I really wouldn't recommend that cross if you are trying to get any of the standard colors. You would have too many things going on genetically and would end up with a lot of mismarked birds. Blue in ducks is incompletely dominant. The Fawn and White is homozygous for blue (two copies) and the Blue is heterozygous for blue (one copy). All of the offspring will have at least one blue dilution gene (and show it because it is incompletely dominant). They should be 50-50 heterozygous to homozygous. The Fawn and White also carries dusky, sex-linked brown, and Runner pattern (homozygous). The Blue also carries extended black (in homozygous as well). As is the case with blue dilution- extended black and Runner pattern are also incompletely dominant.

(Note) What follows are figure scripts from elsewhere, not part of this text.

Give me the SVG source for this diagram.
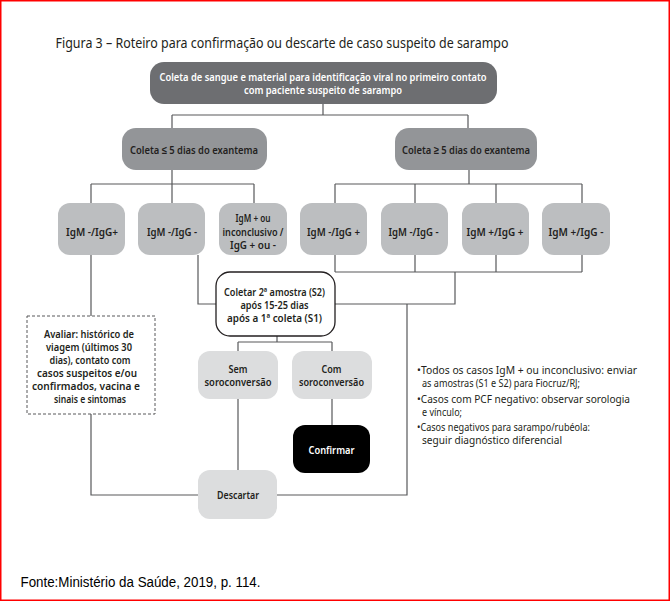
<svg xmlns="http://www.w3.org/2000/svg" width="670" height="601" viewBox="0 0 670 601">
<style>
text{font-family:"Noto Sans","Liberation Sans",Arial,sans-serif;font-size:10.5px;fill:#231f20;text-anchor:middle;font-weight:600}
.w{fill:#ffffff}
.l{font-size:11.5px}
.t{font-size:14px;font-weight:400;text-anchor:start}
.n{font-size:10px;font-weight:400;text-anchor:start}
.f{font-family:"Liberation Sans",Arial,sans-serif;font-size:14px;font-weight:400;fill:#000;text-anchor:start}
.c path{fill:none;stroke:#58595b;stroke-width:1.2}
.d1{fill:#6d6e71}
.d2{fill:#939598}
.d3{fill:#bcbec0}
.d4{fill:#dcddde}
.bk{fill:#000}
.wb{fill:#fff;stroke:#231f20;stroke-width:1.3}
.ds{fill:#fff;stroke:#58595b;stroke-width:1;stroke-dasharray:3 2}
</style>
<rect x="0.75" y="0.75" width="668.5" height="599.5" fill="#fff" stroke="#ff0000" stroke-width="1.5"/>
<text class="t" x="55.5" y="48" textLength="453" lengthAdjust="spacingAndGlyphs">Figura 3 – Roteiro para confirmação ou descarte de caso suspeito de sarampo</text>
<g class="c" id="connectors">
<path d="M323,104V115M172,115H468M172,115V128M468,115V128"/>
<path d="M172,170V184M91,184H254M91,184V203M172,184V203M254,184V203"/>
<path d="M469,170V184M335,184H582M335,184V203M415,184V203M496,184V203M582,184V203"/>
<path d="M335,255V272M415,255V272M496,255V272M582,255V272M335,272H582M455,272V304H335M407,304V495H277"/>
<path d="M91,255V316M91,414V495H198"/>
<path d="M198,255V304H216"/>
<path d="M277,336V342M238,342H332M238,342V351M332,342V351"/>
<path d="M238,399V470M332,399V425"/>
</g>
<g id="n-coleta">
<rect class="d1" x="150" y="62" width="347" height="42" rx="14"/>
<text class="w" x="323" y="81" textLength="327" lengthAdjust="spacingAndGlyphs">Coleta de sangue e material para identificação viral no primeiro contato</text>
<text class="w" x="323" y="94" textLength="158" lengthAdjust="spacingAndGlyphs">com paciente suspeito de sarampo</text>
</g>
<g id="n-le5">
<rect class="d2" x="122" y="128" width="145" height="42" rx="14"/>
<text class="l" x="194" y="154" textLength="128" lengthAdjust="spacingAndGlyphs">Coleta ≤ 5 dias do exantema</text>
</g>
<g id="n-ge5">
<rect class="d2" x="395" y="128" width="142" height="42" rx="14"/>
<text class="l" x="466" y="154" textLength="128" lengthAdjust="spacingAndGlyphs">Coleta ≥ 5 dias do exantema</text>
</g>
<g id="n-a1">
<rect class="d3" x="58" y="203" width="67" height="52" rx="12"/>
<text class="l" x="92" y="236" textLength="52" lengthAdjust="spacingAndGlyphs">IgM -/IgG+</text>
</g>
<g id="n-a2">
<rect class="d3" x="138" y="203" width="67" height="52" rx="12"/>
<text class="l" x="172" y="236" textLength="50" lengthAdjust="spacingAndGlyphs">IgM -/IgG -</text>
</g>
<g id="n-a3">
<rect class="d3" x="219" y="203" width="68" height="52" rx="12"/>
<text x="253" y="221.5" textLength="35" lengthAdjust="spacingAndGlyphs">IgM + ou</text>
<text x="253" y="235.5" textLength="61" lengthAdjust="spacingAndGlyphs">inconclusivo /</text>
<text x="253" y="249" textLength="46" lengthAdjust="spacingAndGlyphs">IgG + ou -</text>
</g>
<g id="n-b1">
<rect class="d3" x="300" y="203" width="67" height="52" rx="12"/>
<text class="l" x="333.5" y="236" textLength="53" lengthAdjust="spacingAndGlyphs">IgM -/IgG +</text>
</g>
<g id="n-b2">
<rect class="d3" x="381" y="203" width="67" height="52" rx="12"/>
<text class="l" x="413.5" y="236" textLength="50" lengthAdjust="spacingAndGlyphs">IgM -/IgG -</text>
</g>
<g id="n-b3">
<rect class="d3" x="462" y="203" width="67" height="52" rx="12"/>
<text class="l" x="495" y="236" textLength="57" lengthAdjust="spacingAndGlyphs">IgM +/IgG +</text>
</g>
<g id="n-b4">
<rect class="d3" x="542" y="203" width="68" height="52" rx="12"/>
<text class="l" x="576" y="236" textLength="55" lengthAdjust="spacingAndGlyphs">IgM +/IgG -</text>
</g>
<g id="n-coletar">
<rect class="wb" x="216" y="272" width="119" height="64" rx="14"/>
<text x="274.5" y="295.5" textLength="101" lengthAdjust="spacingAndGlyphs">Coletar 2ª amostra (S2)</text>
<text x="274.5" y="308.5" textLength="68" lengthAdjust="spacingAndGlyphs">após 15-25 dias</text>
<text x="274.5" y="321.5" textLength="95" lengthAdjust="spacingAndGlyphs">após a 1ª coleta (S1)</text>
</g>
<g id="n-avaliar">
<rect class="ds" x="27" y="316" width="128" height="98"/>
<text x="89" y="337.5" textLength="90" lengthAdjust="spacingAndGlyphs">Avaliar: histórico de</text>
<text x="89" y="350.5" textLength="86" lengthAdjust="spacingAndGlyphs">viagem (últimos 30</text>
<text x="90" y="363.5" textLength="81" lengthAdjust="spacingAndGlyphs">dias), contato com</text>
<text x="87" y="376.5" textLength="100" lengthAdjust="spacingAndGlyphs">casos suspeitos e/ou</text>
<text x="86" y="389.5" textLength="108" lengthAdjust="spacingAndGlyphs">confirmados, vacina e</text>
<text x="90" y="402.5" textLength="72" lengthAdjust="spacingAndGlyphs">sinais e sintomas</text>
</g>
<g id="n-sem">
<rect class="d4" x="198" y="351" width="80" height="48" rx="12"/>
<text x="238" y="372.5" textLength="19" lengthAdjust="spacingAndGlyphs">Sem</text>
<text x="238" y="385.5" textLength="67" lengthAdjust="spacingAndGlyphs">soroconversão</text>
</g>
<g id="n-com">
<rect class="d4" x="292" y="351" width="80" height="48" rx="12"/>
<text x="331.5" y="372.5" textLength="20" lengthAdjust="spacingAndGlyphs">Com</text>
<text x="331.5" y="385.5" textLength="65" lengthAdjust="spacingAndGlyphs">soroconversão</text>
</g>
<g id="n-confirmar">
<rect class="bk" x="293" y="425" width="77" height="48" rx="12"/>
<text class="w l" x="331.5" y="454" textLength="46" lengthAdjust="spacingAndGlyphs">Confirmar</text>
</g>
<g id="n-descartar">
<rect class="d4" x="198" y="470" width="79" height="49" rx="12"/>
<text class="l" x="238" y="499" textLength="42" lengthAdjust="spacingAndGlyphs">Descartar</text>
</g>
<g id="notes">
<text class="n" x="417" y="373.5" textLength="220" lengthAdjust="spacingAndGlyphs">•Todos os casos IgM + ou inconclusivo: enviar</text>
<text class="n" x="422" y="386.5" textLength="158" lengthAdjust="spacingAndGlyphs">as amostras (S1 e S2) para Fiocruz/RJ;</text>
<text class="n" x="417" y="402.5" textLength="213" lengthAdjust="spacingAndGlyphs">•Casos com PCF negativo: observar sorologia</text>
<text class="n" x="422" y="415.5" textLength="40" lengthAdjust="spacingAndGlyphs">e vínculo;</text>
<text class="n" x="417" y="430.5" textLength="173" lengthAdjust="spacingAndGlyphs">•Casos negativos para sarampo/rubéola:</text>
<text class="n" x="422" y="443.5" textLength="140" lengthAdjust="spacingAndGlyphs">seguir diagnóstico diferencial</text>
</g>
<text class="f" x="20.5" y="587" textLength="240" lengthAdjust="spacingAndGlyphs">Fonte:Ministério da Saúde, 2019, p. 114.</text>
</svg>
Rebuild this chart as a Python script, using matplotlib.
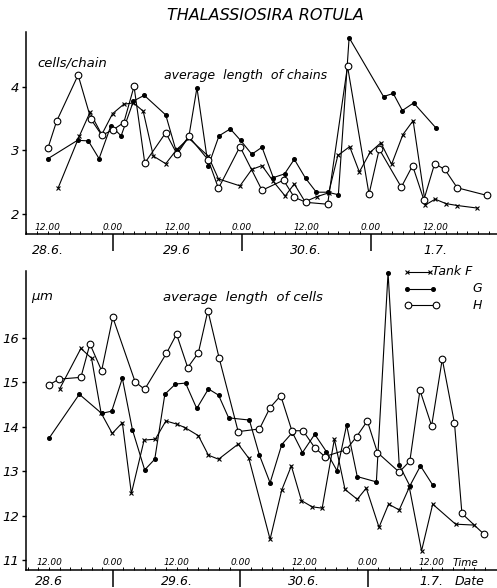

It is very hard to cross the Runner pattern (Fawn and White, Penciled, etc...) with anything else and get decent looking birds and also to cross extended black (Black, Blue, Chocolate, etc...) birds with other colors and get decent looking birds. The sex-linked brown should not show in any of the first generation birds since it is the female that is Fawn and White (unless the Blue has it in its background in the form of Chocolate). The Black, Blue, and Runner pattern will show to some extent. Some depends also on what the Blue bird is carrying under the extended black, but you should end up with offspring that have excessive white on the heads, necks, and wings, some amount of blue overall, and probably some with showing all the preceding colors on Grey (Mallard) and/or Dusky.
As you can see, you will get quite a mix. If you breed enough offspring to cull and selectively pair a lot of the first and second generation together though, you could potentially breed several colors. It would just be a very long road filled with lots of mismarked birds.